Was machen wir dann bloß mit all der gewonnenen Zeit, die durch humanoide Automation von Herstellungsvorgängen und Ersparnis durch KI-Agenten beim Abarbeiten von Workflows im Büro entsteht? Generieren wir noch mehr dekadenten Gender- oder Globalisierungswahnsinn?

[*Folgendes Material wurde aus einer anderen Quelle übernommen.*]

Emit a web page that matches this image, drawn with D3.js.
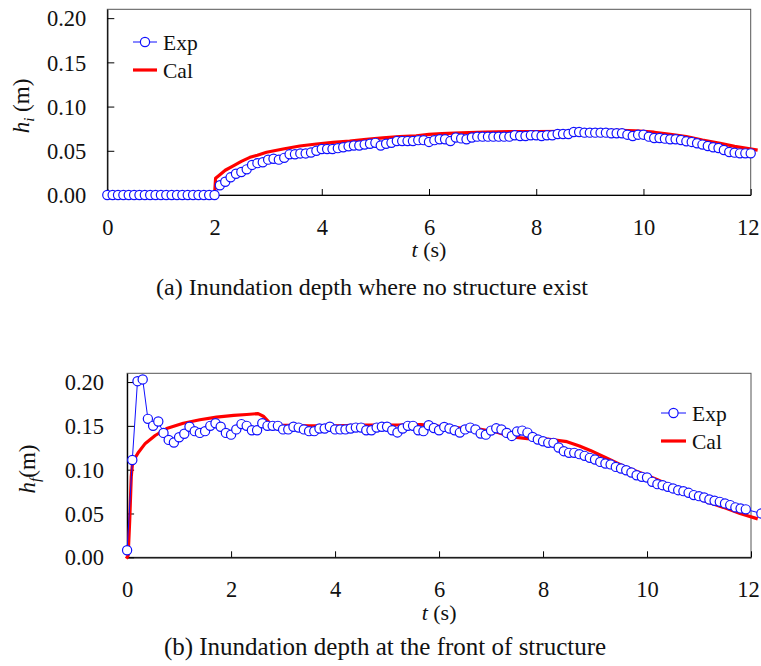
<!DOCTYPE html>
<html>
<head>
<meta charset="utf-8">
<script src="https://cdn.jsdelivr.net/npm/d3@7"></script>
<style>
  html, body { margin: 0; padding: 0; background: #fff; }
  svg text { font-family: "Liberation Serif", "Times New Roman", serif; fill: #111; }
</style>
</head>
<body>
<svg id="chart" width="761" height="666"></svg>
<script>
// ---- Panel (a): inundation depth where no structure exists ----
const expA_t0 = 0, expA_dt = 0.1;
const expA = [
  0,0,0,0,0,0,0,0,0,0,0,0,0,0,0,0,0,0,0,0,0,
  0.011,0.015,0.020,0.024,0.026,0.029,0.034,0.036,0.037,0.040,
  0.041,0.040,0.042,0.046,0.046,0.047,0.047,0.048,0.050,0.052,
  0.052,0.052,0.053,0.054,0.055,0.056,0.056,0.057,0.058,0.059,
  0.056,0.058,0.059,0.061,0.061,0.061,0.061,0.062,0.062,0.060,
  0.062,0.063,0.063,0.061,0.065,0.064,0.063,0.065,0.066,0.066,
  0.066,0.066,0.066,0.066,0.066,0.0675,0.0667,0.0667,0.0675,0.0675,
  0.0667,0.0675,0.0675,0.069,0.069,0.069,0.0713,0.0713,0.0705,0.0705,
  0.0705,0.0705,0.0705,0.0698,0.0698,0.0698,0.0682,0.0667,0.0682,0.0682,
  0.066,0.0645,0.0645,0.0637,0.063,0.063,0.0622,0.0607,0.060,0.0585,
  0.057,0.0554,0.054,0.0532,0.0509,0.0486,0.0479,0.0471,0.0471,0.0471
];
const calA_t = [2.0, 2.02, 2.1, 2.2, 2.35, 2.5, 2.66, 2.8, 2.97, 3.28, 3.59, 3.9, 4.21, 4.52, 4.83,
  5.14, 5.45, 5.76, 6.0, 6.24, 6.6, 7.05, 7.5, 8.0, 8.6, 9.0, 9.55, 9.86, 10.2, 10.5, 10.8, 11.1, 11.43, 11.7, 12.1];
const calA = [0, 0.019, 0.023, 0.028, 0.033, 0.038, 0.0426, 0.045, 0.0483, 0.052, 0.0554, 0.0577, 0.0596, 0.061, 0.063,
  0.0645, 0.066, 0.067, 0.0686, 0.0695, 0.0702, 0.0712, 0.0716, 0.0716, 0.072, 0.0725, 0.073, 0.0725, 0.071, 0.0685, 0.066, 0.062, 0.0585, 0.055, 0.051];

// ---- Panel (b): inundation depth at the front of structure ----
const expB_t0 = 0, expB_dt = 0.1;
const expB = [
  0.008,0.111,0.201,0.203,0.158,0.150,0.155,0.142,0.134,0.131,
  0.137,0.141,0.149,0.144,0.142,0.144,0.150,0.153,0.149,0.142,
  0.140,0.146,0.152,0.150,0.145,0.145,0.153,0.150,0.150,0.150,
  0.146,0.146,0.149,0.148,0.146,0.144,0.144,0.147,0.147,0.149,
  0.146,0.146,0.146,0.147,0.148,0.148,0.145,0.145,0.148,0.149,
  0.149,0.145,0.1425,0.147,0.150,0.150,0.145,0.144,0.1507,0.1476,
  0.145,0.1488,0.147,0.145,0.1423,0.146,0.148,0.146,0.1412,0.140,
  0.1446,0.1472,0.146,0.142,0.1385,0.1435,0.1446,0.1423,0.1374,0.1344,
  0.1325,0.1306,0.1306,0.1253,0.1211,0.1192,0.1192,0.1177,0.1158,0.1135,
  0.1116,0.1089,0.107,0.106,0.1032,0.1013,0.0994,0.0968,0.0937,0.0918,
  0.0911,0.0861,0.0835,0.0823,0.0804,0.0786,0.0766,0.0755,0.0736,0.071,
  0.0698,0.0683,0.066,0.0645,0.0633,0.0615,0.0596,0.057,0.0558,0.0547
];
const expB_tail_t = [12.2];
const expB_tail = [0.050];
const calB_t = [0, 0.02, 0.05, 0.08, 0.1, 0.15, 0.22, 0.35, 0.54, 0.76, 1.08, 1.4, 1.72, 2.05, 2.3, 2.52, 2.62, 2.75,
  2.94, 3.5, 4.0, 4.6, 5.2, 5.65, 6.3, 6.8, 7.1, 7.4, 7.7, 8.0, 8.2, 8.46, 8.7, 8.91, 9.23, 9.55, 9.87, 10.19, 10.51,
  10.83, 11.15, 11.47, 11.79, 12.1];
const calB = [0, 0.002, 0.042, 0.092, 0.105, 0.113, 0.120, 0.130, 0.139, 0.147, 0.153, 0.157, 0.160, 0.162, 0.163, 0.164, 0.161, 0.153,
  0.151, 0.150, 0.150, 0.151, 0.151, 0.1515, 0.148, 0.146, 0.143, 0.1375, 0.1355, 0.1355, 0.134, 0.132, 0.127, 0.122, 0.113, 0.104, 0.0964, 0.0888, 0.0804,
  0.071, 0.0633, 0.057, 0.050, 0.0444];

const xTicks = [0, 2, 4, 6, 8, 10, 12];
const yTicks = [0, 0.05, 0.10, 0.15, 0.20];
const seriesNames = ["Exp", "Cal"];
const captions = ["(a) Inundation depth where no structure exist", "(b) Inundation depth at the front of structure"];

const BLUE = "#1010ff", RED = "#ff0000";
const FONT = '"Liberation Serif", "Times New Roman", serif';
const svg = d3.select("#chart");

function seq(vals, t0, dt) { return vals.map((v, i) => [t0 + i * dt, v]); }
function pairs(ts, vs) { return ts.map((t, i) => [t, vs[i]]); }

function panel(cfg) {
  const x = d3.scaleLinear().domain([0, 12]).range([cfg.left, cfg.right]);
  const y = d3.scaleLinear().domain([0, 0.21]).range([cfg.bottom, cfg.top]);
  const g = svg.append("g");

  // frame
  g.append("rect").attr("x", cfg.left).attr("y", cfg.top)
    .attr("width", cfg.right - cfg.left).attr("height", cfg.bottom - cfg.top)
    .attr("fill", "none").attr("stroke", "#555").attr("stroke-width", 1);

  // axes with inward ticks
  const xa = g.append("g").attr("transform", `translate(0,${cfg.bottom})`)
    .call(d3.axisBottom(x).tickValues(xTicks).tickFormat(d3.format("d"))
      .tickSizeInner(-6).tickSizeOuter(0));
  const ya = g.append("g").attr("transform", `translate(${cfg.left},0)`)
    .call(d3.axisLeft(y).tickValues(yTicks).tickFormat(d3.format(".2f"))
      .tickSizeInner(-7).tickSizeOuter(0).tickPadding(cfg.yPad));
  [xa, ya].forEach(a => {
    a.attr("font-family", null).attr("font-size", null);
    a.select(".domain").attr("stroke", "#000").attr("stroke-width", 1.2);
    a.selectAll(".tick line").attr("stroke", "#000").attr("stroke-width", 1);
    a.selectAll(".tick text").attr("font-size", 22.5)
      .style("font-family", FONT).attr("fill", "#111");
  });
  xa.selectAll(".tick text").attr("dy", "0.35em").attr("y", cfg.xLabelDy)
    .attr("dx", d => d === 12 ? -3 : 0);
  ya.selectAll(".tick text").attr("dy", "0.34em");

  // Cal line
  const line = d3.line().x(d => x(d[0])).y(d => y(d[1]));
  g.append("path").datum(cfg.cal).attr("d", line)
    .attr("fill", "none").attr("stroke", RED).attr("stroke-width", 3.2)
    .attr("stroke-linejoin", "round").attr("stroke-linecap", "square");

  // Exp line + markers
  g.append("path").datum(cfg.exp).attr("d", line)
    .attr("fill", "none").attr("stroke", BLUE).attr("stroke-width", 1);
  g.selectAll("circle.exp").data(cfg.exp).join("circle").attr("class", "exp")
    .attr("cx", d => x(d[0])).attr("cy", d => y(d[1])).attr("r", 4.6)
    .attr("fill", "#fff").attr("stroke", BLUE).attr("stroke-width", 1.2);

  // legend
  const L = cfg.legend;
  g.append("line").attr("x1", L.x).attr("x2", L.x + L.w).attr("y1", L.y).attr("y2", L.y)
    .attr("stroke", BLUE).attr("stroke-width", 1);
  g.append("circle").attr("cx", L.x + L.w / 2).attr("cy", L.y).attr("r", 4.6)
    .attr("fill", "#fff").attr("stroke", BLUE).attr("stroke-width", 1.2);
  g.append("line").attr("x1", L.x).attr("x2", L.x + L.w).attr("y1", L.y + L.gap).attr("y2", L.y + L.gap)
    .attr("stroke", RED).attr("stroke-width", 3.2);
  seriesNames.forEach((n, i) => {
    g.append("text").attr("x", L.x + L.w + 6).attr("y", L.y + i * L.gap).attr("dy", "0.35em")
      .attr("font-size", 21.5).text(n);
  });

  // axis titles
  const cx = (cfg.left + cfg.right) / 2;
  const xt = g.append("text").attr("x", cx).attr("y", cfg.xTitleY).attr("text-anchor", "middle").attr("font-size", 22);
  xt.append("tspan").attr("font-style", "italic").text("t");
  xt.append("tspan").text(" (s)");

  const yt = g.append("text").attr("transform", `translate(${cfg.yTitleX},${cfg.yTitleY}) rotate(-90)`)
    .attr("text-anchor", "middle").attr("font-size", 23);
  yt.append("tspan").attr("font-style", "italic").text("h");
  yt.append("tspan").attr("font-style", "italic").attr("font-size", 15).attr("dy", 5).text(cfg.sub);
  yt.append("tspan").attr("dy", -5).text(cfg.unit);

  // caption
  g.append("text").attr("x", cfg.capX).attr("y", cfg.capY).attr("text-anchor", "middle")
    .attr("font-size", cfg.capSize).text(cfg.caption);
}

panel({
  left: 107.3, right: 750.7, top: 9.3, bottom: 195,
  exp: seq(expA, expA_t0, expA_dt),
  cal: pairs(calA_t, calA),
  legend: { x: 133, w: 24, y: 42, gap: 28 },
  yPad: 21, xLabelDy: 32, xTitleY: 257, yTitleX: 29, yTitleY: 106,
  sub: "i", unit: " (m)",
  capX: 372, capY: 295, capSize: 24, caption: captions[0]
});

panel({
  left: 127.1, right: 751, top: 373.3, bottom: 557.3,
  exp: seq(expB, expB_t0, expB_dt).concat(pairs(expB_tail_t, expB_tail)),
  cal: pairs(calB_t, calB),
  legend: { x: 661, w: 25, y: 413, gap: 28 },
  yPad: 23, xLabelDy: 32, xTitleY: 620, yTitleX: 35, yTitleY: 469,
  sub: "f", unit: "(m)",
  capX: 385, capY: 655, capSize: 25, caption: captions[1]
});
</script>
</body>
</html>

Anyway. Was die Entwicklung von KI-Software klar gebracht hat ist ein Fortschritt und eine Erleichterung für jeden modernen Fotografen der in seinem Workflow nun Techniken und Algorithmen einsetzen kann, die früher mühsam mit Photoshop manuell abgearbeitet werden mussten. Software, die KI-gestützt das Bild analysiert und einzelne Teile der Aufnahme segmentiert und partiell bearbeitet: Aufhellen, Abdunkeln, Schärfen, Weichzeichnen, Farbstiche entfernen, Hauttöne bearbeiten, Himmel separieren, Silhouetten-Erkennung etc. All das selektiv auf einzelne Bereiche des Bildsujets und vollautomatisch – das ist schon äußerst praktisch. Es gibt heute sensationelle Tools für die Fotobearbeitung und den Bildfinish. Sogar KI-basiertes Hochskalieren und effektive AI-Rauschentfernung sind kompromisslos brauchbar geworden.
Außerdem gehören wirklich schlechte Kameras und Linsen der Vergangenheit an, und das Herumschleppen von Tausenden von Franken teurem Equipment darf zu Recht hinterfragt werden. In Anbetracht dessen, dass maximal 1 % der rund 1,8 Mrd. Fotos, die tagtäglich weltweit geschossen werden, noch gedruckt werden sowieso. Fachtechnisch richtig aufbereitet, sind sogar Handy-Bilder schon lange problemlos für den Druck verwendbar, fürs Internet sowieso. Wenn ein Fotograf im Jahr 2025 immer noch das Gegenteil behauptet, hat das nichts mit Berufsstolz zu tun,
sondern Angst um den Job.
Geh mit der Zeit, sonst gehst du mit der Zeit.
Arrangieren, neu ausrichten und eventuell sogar neu erfinden, anstatt irgendwelchen alten Zeiten nachzutrauern –
sie werden nicht mehr kommen.
Aufhören zu jammern ist der erste Schritt zum Erfolg.
Ich bin jedenfalls gespannt, was da noch alles auf uns zukommt und was wir daraus machen.
«Auch wenn der Fortschritt und der Einzug
der künstlichen Intelligenz
in allen Belangen unseres Lebens unaufhaltsam ist,
plädiere ich nach wie vor
für die Verwendung der natürlichen».